There is one industry the South excels at—bootlegging. Though the South’s tradition of fire and brimstone Old-Time Religion ensures that most counties are “dry”--and even more liberal localities prohibit alcohol sales on Godday--this hasn’t stopped the manufacture and smuggling of alcohol. The lowland moonshiner typically sticks to alcohol; he’s is less likely than his Smaragdine brethren to also be involved in bootleg alchemicals in general (though it may only be a matter of time). Southron bootleggers are famous for their skill behind the wheel of their suped-up automobiles (sometimes even magically enhanced) used to outrun authorities on rural highways and back-roads. Both sides of the moon-shining equation offer opportunities for people of action.
In addition to the highways, the lesser travelled waterways of the South are conduits for bootleggers, smugglers, and criminals on the lamb. Bayous and swamps can hide a multitude of sins, if one can deal with the hostile locals (including conjure-men or hoodoo doctors), skunk-apes, gator-men, and dangerous animal life. Outsiders should be cautious before choosing to follow a local fugitive into the interior. The largest of these swamps are the closest thing the Northern continent has to the Grand Cinnamon River basin in Asciana.

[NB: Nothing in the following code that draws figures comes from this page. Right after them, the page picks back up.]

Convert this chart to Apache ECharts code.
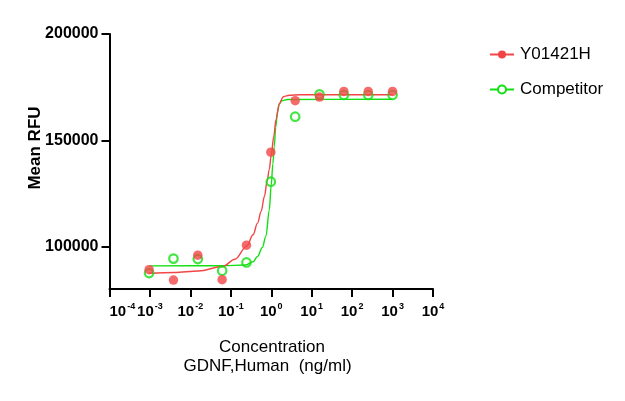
<!DOCTYPE html>
<html>
<head>
<meta charset="utf-8">
<script src="https://cdn.jsdelivr.net/npm/echarts@6/dist/echarts.min.js"></script>
<style>
html,body{margin:0;padding:0;background:#fff;}
#chart{width:625px;height:401px;}
</style>
</head>
<body>
<div id="chart"></div>
<script>
// Concentrations (ng/ml), 4-fold dilution series, low -> high
const concentrations = [0.000954, 0.003815, 0.01526, 0.06104, 0.2441, 0.9766, 3.906, 15.63, 62.5, 250, 1000];
// Measured Mean RFU
const y01421hValues = [89100, 84200, 95900, 84400, 100600, 144400, 168600, 170300, 173000, 173000, 173000];
const competitorValues = [87500, 94300, 94100, 88600, 92500, 130500, 161100, 171600, 171300, 171300, 171300];
// Fitted curves: log10(concentration) and Mean RFU
const y01421hCurveLog = [-3.02, -2.4, -1.8, -1.2, -0.9, -0.6, -0.45, -0.34, -0.25, -0.17, -0.1, -0.05, 0, 0.06, 0.116, 0.2, 0.3, 0.45, 0.7, 3];
const y01421hCurveVal = [87400, 87800, 88500, 90600, 94000, 100300, 105500, 111000, 116500, 123500, 131000, 136200, 143000, 151500, 159500, 167300, 170500, 171200, 171400, 171400];
const competitorCurveLog = [-3.02, -1.2, -0.63, -0.45, -0.34, -0.22, -0.13, -0.05, 0, 0.04, 0.074, 0.11, 0.155, 0.2, 0.26, 0.4, 3];
const competitorCurveVal = [90900, 90950, 91300, 92800, 95300, 99500, 105000, 117000, 129000, 139000, 147000, 156000, 163500, 167000, 168600, 169200, 169300];
// Axis ticks
const xTicks = [1e-4, 1e-3, 1e-2, 1e-1, 1e0, 1e1, 1e2, 1e3, 1e4];
const yTicks = [100000, 150000, 200000];
const seriesNames = ['Y01421H', 'Competitor'];

const RED = '#f24646';
const GREEN = '#12e012';
const FONT = 'Liberation Sans, Arial, sans-serif';

const pair = (xs, ys) => xs.map((x, i) => [x, ys[i]]);
const curve = (logs, vals) => logs.map((l, i) => [Math.pow(10, l), vals[i]]);

const chart = echarts.init(document.getElementById('chart'), null, {renderer: 'canvas'});
chart.setOption({
  animation: false,
  backgroundColor: '#fff',
  textStyle: {fontFamily: FONT},
  grid: {left: 109.5, right: 192, top: 34, bottom: 112, outerBoundsMode: 'none', containLabel: false},
  legend: {
    data: seriesNames,
    orient: 'vertical',
    left: 484,
    top: 41,
    itemWidth: 24,
    itemHeight: 10,
    itemGap: 18,
    textStyle: {fontSize: 17, color: '#000', fontFamily: FONT, padding: [0, 0, 0, 1]}
  },
  xAxis: {
    type: 'log',
    logBase: 10,
    min: 1e-4,
    max: 1e4,
    axisLine: {show: true, lineStyle: {color: '#000', width: 2}},
    axisTick: {show: true, length: 8, lineStyle: {color: '#000', width: 2}, customValues: xTicks},
    minorTick: {show: false},
    splitLine: {show: false},
    axisLabel: {
      customValues: xTicks,
      showMinLabel: true,
      showMaxLabel: true,
      hideOverlap: false,
      alignMinLabel: 'left',
      margin: 13,
      formatter: v => '{b|10}{s|' + Math.round(Math.log10(v)) + '}',
      rich: {
        b: {fontSize: 15, fontWeight: 'bold', color: '#000', fontFamily: FONT, lineHeight: 20, verticalAlign: 'middle'},
        s: {fontSize: 9, fontWeight: 'bold', color: '#000', fontFamily: FONT, lineHeight: 15, verticalAlign: 'top', padding: [0, 0, 0, 1]}
      }
    }
  },
  yAxis: {
    type: 'value',
    min: 80000,
    max: 200000,
    axisLine: {show: true, lineStyle: {color: '#000', width: 2}},
    axisTick: {show: true, length: 8, lineStyle: {color: '#000', width: 2}, customValues: yTicks},
    splitLine: {show: false},
    axisLabel: {
      customValues: yTicks,
      formatter: v => String(v),
      margin: 11,
      fontSize: 16,
      fontWeight: 'bold',
      color: '#000',
      fontFamily: FONT
    }
  },
  graphic: [
    {type: 'text', x: 35, y: 148, rotation: Math.PI / 2,
     style: {text: 'Mean RFU', font: 'bold 17px ' + FONT, fill: '#000', textAlign: 'center', textVerticalAlign: 'middle'}},
    {type: 'text', x: 272, y: 347,
     style: {text: 'Concentration', font: '17px ' + FONT, fill: '#000', textAlign: 'center', textVerticalAlign: 'middle'}},
    {type: 'text', x: 267.5, y: 366,
     style: {text: 'GDNF,Human  (ng/ml)', font: '17px ' + FONT, fill: '#000', textAlign: 'center', textVerticalAlign: 'middle'}}
  ],
  series: [
    {
      name: seriesNames[1], type: 'line', data: curve(competitorCurveLog, competitorCurveVal),
      smooth: 0.35, smoothMonotone: 'x', symbol: 'emptyCircle', showSymbol: false, symbolSize: 8,
      lineStyle: {color: GREEN, width: 1.4}, itemStyle: {color: GREEN}, z: 2
    },
    {
      name: seriesNames[0], type: 'line', data: curve(y01421hCurveLog, y01421hCurveVal),
      smooth: 0.35, smoothMonotone: 'x', symbol: 'circle', showSymbol: false, symbolSize: 8,
      lineStyle: {color: RED, width: 1.4}, itemStyle: {color: RED}, z: 2
    },
    {
      name: seriesNames[1], type: 'scatter', data: pair(concentrations, competitorValues),
      symbol: 'circle', symbolSize: 8.5,
      itemStyle: {color: 'rgba(255,255,255,0)', borderColor: GREEN, borderWidth: 2.2}, z: 3
    },
    {
      name: seriesNames[0], type: 'scatter', data: pair(concentrations, y01421hValues),
      symbol: 'circle', symbolSize: 9.5,
      itemStyle: {color: RED}, z: 4
    }
  ]
});
</script>
</body>
</html>
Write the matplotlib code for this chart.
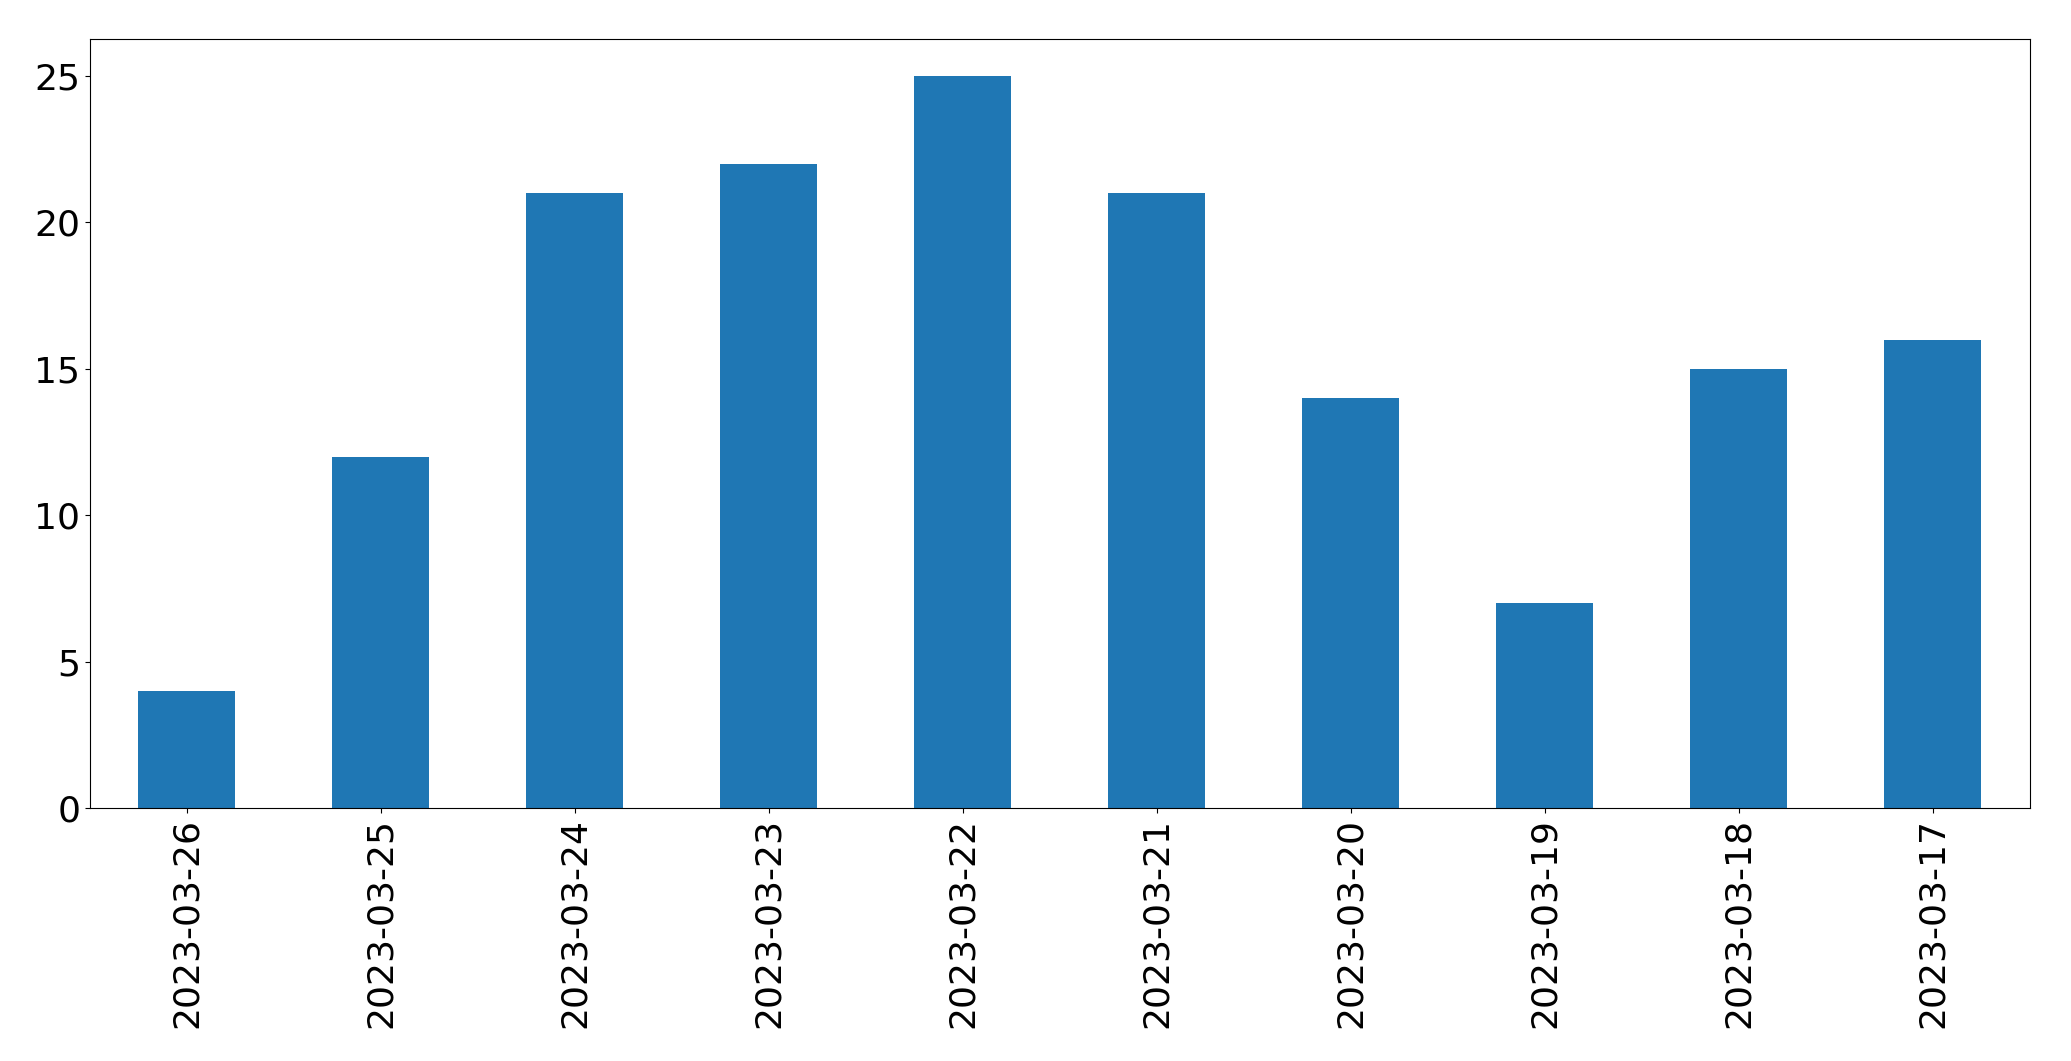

There is also perhaps a little money to be made, and a lot of justice do be done, in defending Black or Native communities from terrorizing by the Knights-Templar of Purity. This can be a dangerous proposition as Black-Folk are legally disenfranchised in much of the South, and the Knights-Templar wield more power here, so near there place of origin, than in most other places. Some whole towns are under their sway, so that knowing who is an enemy and who is not can be difficult to discern.
If adventuring, or perhaps just do-gooding, wears thin one can always visit one of the cities the South does have to offer. The old and decadent canal-city of New Ylourgne, largest city in the South, offers a respite from the rural. It also boasts a higher concentration of magical practitioners than even the City, and magic shops well-stocked with exotic material components.